Hong Kong Society for the Protection of Children (HKSPC) is a registered charity partially subvented by the government. With no support from the Community Chest, it relies on direct donations and fundraising among the community. All donations are tax exempt.

In 27 centres across Hong Kong Island, Kowloon and the New Territories, HKSPC cares for children from newborn to 16-year-olds providing a stimulating environment in which to educate them and nurture their growth and development, and to educate parents on age appropriate parenting.

Services 
HKSPC operates 27 service units throughout Hong Kong serving around 3,000 children and their families on a daily basis.

Nursery schools and day crèches
HKSPC operates five-day crèches (for infants to 2-year-olds) and 17 nursery schools (for children aged 2 to 6 years old) to take care of more than 2,500 children throughout the SAR. Many of these children come from less privileged and/or families with acute social problems.

 Ocean Shores Nursery School also provides day creche service

Children and family services
The Children & Family Services Centre (MTC) offers services to the community to enhance and strengthen families with children from 0 to 16 years old, recipients include low-income families, single parent families, CSSA recipients, new arrivals and ethnic minority groups.

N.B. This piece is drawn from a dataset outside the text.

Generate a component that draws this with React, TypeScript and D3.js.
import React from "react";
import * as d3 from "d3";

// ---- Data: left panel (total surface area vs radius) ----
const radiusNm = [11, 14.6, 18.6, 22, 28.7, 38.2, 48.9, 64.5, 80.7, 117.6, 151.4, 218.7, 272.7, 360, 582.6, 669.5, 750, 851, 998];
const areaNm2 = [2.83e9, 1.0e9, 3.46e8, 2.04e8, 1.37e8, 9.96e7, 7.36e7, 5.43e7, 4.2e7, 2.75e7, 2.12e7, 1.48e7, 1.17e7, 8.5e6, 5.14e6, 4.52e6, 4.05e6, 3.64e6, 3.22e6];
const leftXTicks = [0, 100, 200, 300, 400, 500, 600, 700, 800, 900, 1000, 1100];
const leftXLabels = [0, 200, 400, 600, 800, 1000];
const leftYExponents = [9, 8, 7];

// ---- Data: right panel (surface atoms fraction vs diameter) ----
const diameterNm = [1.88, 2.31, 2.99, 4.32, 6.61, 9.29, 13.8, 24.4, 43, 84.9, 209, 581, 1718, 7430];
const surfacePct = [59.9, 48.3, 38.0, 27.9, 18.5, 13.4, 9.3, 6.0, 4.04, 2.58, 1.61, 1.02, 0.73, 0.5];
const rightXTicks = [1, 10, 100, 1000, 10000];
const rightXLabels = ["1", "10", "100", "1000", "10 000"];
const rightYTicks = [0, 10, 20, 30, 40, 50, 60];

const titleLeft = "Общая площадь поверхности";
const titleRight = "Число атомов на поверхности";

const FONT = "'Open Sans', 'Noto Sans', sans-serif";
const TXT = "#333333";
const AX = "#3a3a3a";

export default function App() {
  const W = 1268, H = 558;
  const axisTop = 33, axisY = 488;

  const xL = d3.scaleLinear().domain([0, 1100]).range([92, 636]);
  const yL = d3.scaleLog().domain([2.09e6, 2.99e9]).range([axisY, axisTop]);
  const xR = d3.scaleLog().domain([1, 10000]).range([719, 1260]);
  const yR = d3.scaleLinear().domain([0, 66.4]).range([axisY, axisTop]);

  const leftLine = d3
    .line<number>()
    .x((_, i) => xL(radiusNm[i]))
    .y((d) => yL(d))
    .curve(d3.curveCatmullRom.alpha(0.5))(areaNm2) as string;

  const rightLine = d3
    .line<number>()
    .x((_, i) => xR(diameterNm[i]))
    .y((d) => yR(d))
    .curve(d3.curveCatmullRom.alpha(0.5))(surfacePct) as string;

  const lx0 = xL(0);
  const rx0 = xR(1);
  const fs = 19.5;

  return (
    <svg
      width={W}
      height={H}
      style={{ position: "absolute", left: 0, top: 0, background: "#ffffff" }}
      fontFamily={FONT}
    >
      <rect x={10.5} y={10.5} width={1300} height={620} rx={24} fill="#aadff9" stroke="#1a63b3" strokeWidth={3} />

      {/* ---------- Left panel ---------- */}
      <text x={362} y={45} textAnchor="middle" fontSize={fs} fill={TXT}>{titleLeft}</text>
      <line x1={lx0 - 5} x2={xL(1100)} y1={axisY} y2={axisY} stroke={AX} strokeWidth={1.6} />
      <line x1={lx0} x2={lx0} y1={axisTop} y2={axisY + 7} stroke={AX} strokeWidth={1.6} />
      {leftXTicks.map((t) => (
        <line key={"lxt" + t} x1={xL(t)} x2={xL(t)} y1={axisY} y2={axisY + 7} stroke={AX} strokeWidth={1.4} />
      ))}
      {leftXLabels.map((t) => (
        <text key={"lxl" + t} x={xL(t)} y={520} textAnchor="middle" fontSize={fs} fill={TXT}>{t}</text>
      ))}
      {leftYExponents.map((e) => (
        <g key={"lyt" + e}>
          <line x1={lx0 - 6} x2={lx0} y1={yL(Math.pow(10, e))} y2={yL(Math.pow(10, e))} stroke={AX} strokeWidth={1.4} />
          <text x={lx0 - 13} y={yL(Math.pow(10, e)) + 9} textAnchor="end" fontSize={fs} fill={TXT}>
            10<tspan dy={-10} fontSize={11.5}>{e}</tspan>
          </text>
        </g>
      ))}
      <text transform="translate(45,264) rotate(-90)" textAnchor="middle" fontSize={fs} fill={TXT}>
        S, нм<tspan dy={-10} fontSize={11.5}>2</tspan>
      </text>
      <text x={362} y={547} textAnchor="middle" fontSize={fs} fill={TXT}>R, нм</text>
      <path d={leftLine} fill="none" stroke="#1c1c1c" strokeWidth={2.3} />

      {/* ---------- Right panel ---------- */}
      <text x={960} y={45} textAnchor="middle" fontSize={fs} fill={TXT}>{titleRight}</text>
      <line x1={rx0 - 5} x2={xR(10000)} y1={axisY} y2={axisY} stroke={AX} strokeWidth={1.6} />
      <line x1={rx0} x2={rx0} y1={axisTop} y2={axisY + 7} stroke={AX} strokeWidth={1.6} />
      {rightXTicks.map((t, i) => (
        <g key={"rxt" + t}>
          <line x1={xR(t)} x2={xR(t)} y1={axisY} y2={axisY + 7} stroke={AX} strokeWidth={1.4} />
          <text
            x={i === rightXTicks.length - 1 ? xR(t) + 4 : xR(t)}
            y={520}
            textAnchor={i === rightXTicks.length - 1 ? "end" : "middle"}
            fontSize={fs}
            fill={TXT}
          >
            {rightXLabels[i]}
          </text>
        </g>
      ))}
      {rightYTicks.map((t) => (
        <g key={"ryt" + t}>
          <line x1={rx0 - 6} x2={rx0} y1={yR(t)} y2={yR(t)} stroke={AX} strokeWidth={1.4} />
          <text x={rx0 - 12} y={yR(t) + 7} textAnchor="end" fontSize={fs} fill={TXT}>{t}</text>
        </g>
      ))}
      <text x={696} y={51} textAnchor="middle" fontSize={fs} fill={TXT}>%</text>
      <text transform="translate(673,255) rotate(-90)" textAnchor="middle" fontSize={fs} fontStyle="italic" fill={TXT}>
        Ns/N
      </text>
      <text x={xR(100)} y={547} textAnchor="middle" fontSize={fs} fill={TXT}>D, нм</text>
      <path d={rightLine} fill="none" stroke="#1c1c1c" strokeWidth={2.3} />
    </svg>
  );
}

In 2008, Children & Family Services Projects was launched at the headquarters in Mongkok, with the aims to provide supports to needy families including cross-border marriages, new immigrants and single parents, who live in deplorable conditions.

Residential care for babies and young children
The Children's Residential Home provides 24-hour care for children below 3 years old who are abandoned by their parents, referred to HKSPC by court order or from parents who cannot give them appropriate or adequate care because of drug addiction, mental illness or domestic violence etc.

After-school care
HKSPC offers daily after-school care, academic and social guidance to children from Primary 1 through Primary 6 while their parents are both at work. It also provides half- and full-day summer classes to enhance children's cognitive and social development.

IT Education Centre
Children from different service units can visit this tailor-made centre on a roster schedule, providing stimulating environment to introduce them to modern technology at a young age.